World=Asia/Pacific stocks were lower and Europe's stocks are lower.
More in a minute,
04-26-2013 06:52 AM
Hi Cat, maybe this will help.
Story from a month ago but has a number in it.
Because of pricing and availability a lot of livestock rations have been using up some of our surplus wheat in Ontario for the last couple years replacing the expensive corn.
It should be pointed out that normally Canada is a net importer of corn.
WINNIPEG, Manitoba/CHICAGO, March 19 (Reuters) - Canadian corn is flowing to U.S. ethanol plants and feed suppliers in larger than usual volumes, with up to 1 million tonnes expected in 2012/13, as a large Ontario crop backfills demand after last year's severe U.S. drought.
Canada is normally a net importer of corn, feeding Eastern Canada's pigs and poultry and supplying Ontario ethanol plants. But the worst U.S. drought in more than 50 years has forced corn buyers to look north.
04-26-2013 07:21 AM
I'll look into getting a figure for you. I know that corn is being imported from Brazil to the U.S. Southeast. Also, sugarcane ethanol is imported to the California market. I failed to mention this a few weeks ago. But, I attended a marketing meeting in Chicago, sitting next to a grain buyer for a South Korean company. He said his company's purhaases of U.S. corn are down 75% from a year ago. And, he said that is not likely to change. Why? Because, he says, they can buy corn from Brazil $30/ton cheaper vs. the U.S.
04-26-2013 07:52 AM
Ray J said that Argentina port corn was $ 29 metric ton = 75 cents per bu less than Gulf corn. What would the freight cost to ship corn from Argentina or Brazil to the US Gulf? (1 metric ton corn = 39.3679 bu)
04-26-2013 09:07 AM
Agsplayer----thanks for jumping in with that freight rate........matches up with what I was told yesterday PM
Tom-----today, the play is to get corn delivered to coastal areas where the freight spread is less than what is being quoted for that run between Argentina and the Gulf......and those places are also likely to be "at the end of the supply chain" from the midwest and have pretty high corn costs today due to rail rates out of midwest locations....so, be careful thinking "that doesn't work" because there are a lot of numbers in the mix.......
what I am seeing is that a lot of far northern corn being loaded on barges is staying in domestic markets and will never make it to the gulf this year.....not surprising given low volumes for the US export program.....
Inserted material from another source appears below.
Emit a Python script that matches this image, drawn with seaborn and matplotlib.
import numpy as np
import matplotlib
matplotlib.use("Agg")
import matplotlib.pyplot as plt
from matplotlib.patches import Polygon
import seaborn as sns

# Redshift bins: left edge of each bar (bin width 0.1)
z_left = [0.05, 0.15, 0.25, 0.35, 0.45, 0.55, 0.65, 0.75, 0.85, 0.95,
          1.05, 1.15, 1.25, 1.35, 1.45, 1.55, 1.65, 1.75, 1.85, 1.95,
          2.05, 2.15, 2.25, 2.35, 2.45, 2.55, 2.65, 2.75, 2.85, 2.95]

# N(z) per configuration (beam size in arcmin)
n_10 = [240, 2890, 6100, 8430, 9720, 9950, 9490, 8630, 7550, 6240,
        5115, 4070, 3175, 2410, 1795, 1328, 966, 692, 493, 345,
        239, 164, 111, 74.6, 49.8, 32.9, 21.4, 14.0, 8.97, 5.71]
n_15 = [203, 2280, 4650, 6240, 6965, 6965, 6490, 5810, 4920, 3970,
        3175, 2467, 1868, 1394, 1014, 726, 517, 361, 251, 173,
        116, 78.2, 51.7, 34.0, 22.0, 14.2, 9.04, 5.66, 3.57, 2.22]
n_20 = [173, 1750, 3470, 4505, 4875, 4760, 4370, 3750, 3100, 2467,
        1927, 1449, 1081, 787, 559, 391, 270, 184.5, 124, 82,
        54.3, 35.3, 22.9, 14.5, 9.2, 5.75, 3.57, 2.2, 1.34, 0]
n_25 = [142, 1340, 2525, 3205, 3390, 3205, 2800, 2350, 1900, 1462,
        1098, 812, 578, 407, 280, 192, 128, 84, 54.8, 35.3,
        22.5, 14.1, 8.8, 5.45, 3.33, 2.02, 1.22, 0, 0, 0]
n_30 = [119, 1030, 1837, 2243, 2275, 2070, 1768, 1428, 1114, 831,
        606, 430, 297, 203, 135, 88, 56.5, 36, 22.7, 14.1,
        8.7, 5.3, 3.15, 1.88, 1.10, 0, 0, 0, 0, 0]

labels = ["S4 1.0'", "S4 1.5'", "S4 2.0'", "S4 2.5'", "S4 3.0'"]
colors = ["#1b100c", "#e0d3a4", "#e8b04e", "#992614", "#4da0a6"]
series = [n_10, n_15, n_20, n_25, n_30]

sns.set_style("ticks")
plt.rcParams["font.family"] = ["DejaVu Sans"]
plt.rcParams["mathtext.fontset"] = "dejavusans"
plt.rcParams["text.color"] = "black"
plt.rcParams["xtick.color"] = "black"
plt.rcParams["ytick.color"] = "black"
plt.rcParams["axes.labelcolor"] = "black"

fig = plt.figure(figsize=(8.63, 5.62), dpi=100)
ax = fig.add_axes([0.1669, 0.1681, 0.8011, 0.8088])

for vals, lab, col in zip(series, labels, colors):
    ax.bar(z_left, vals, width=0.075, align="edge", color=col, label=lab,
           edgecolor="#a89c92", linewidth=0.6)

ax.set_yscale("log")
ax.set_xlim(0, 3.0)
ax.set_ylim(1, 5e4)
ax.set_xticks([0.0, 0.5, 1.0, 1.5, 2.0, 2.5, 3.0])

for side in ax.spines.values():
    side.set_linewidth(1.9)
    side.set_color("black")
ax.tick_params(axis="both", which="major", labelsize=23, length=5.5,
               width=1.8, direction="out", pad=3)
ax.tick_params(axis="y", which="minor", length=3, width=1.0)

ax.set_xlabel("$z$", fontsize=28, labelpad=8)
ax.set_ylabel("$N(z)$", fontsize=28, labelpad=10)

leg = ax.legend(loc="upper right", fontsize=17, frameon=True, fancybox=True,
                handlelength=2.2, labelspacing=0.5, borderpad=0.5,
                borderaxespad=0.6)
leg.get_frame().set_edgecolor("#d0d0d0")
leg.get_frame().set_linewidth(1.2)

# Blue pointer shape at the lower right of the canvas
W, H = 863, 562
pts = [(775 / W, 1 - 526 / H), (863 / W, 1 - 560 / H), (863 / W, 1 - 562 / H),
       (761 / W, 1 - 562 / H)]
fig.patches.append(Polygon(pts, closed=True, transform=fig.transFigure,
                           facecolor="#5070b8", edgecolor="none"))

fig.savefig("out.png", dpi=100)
the market is working.....just not perfectly to suit everyone!
04-26-2013 09:48 AM
since we are importing corn into the US, is that where the increase in stored bushels came from on the commerical side in the last report? Do they store that imported grain awhile at the ports before it is shipped out? I just wondered how that all worked, if a commerical was asked how much corn was in storage, if they just got a ship load of corn from Brazil that day that the question was asked is the imported corn counted on the report?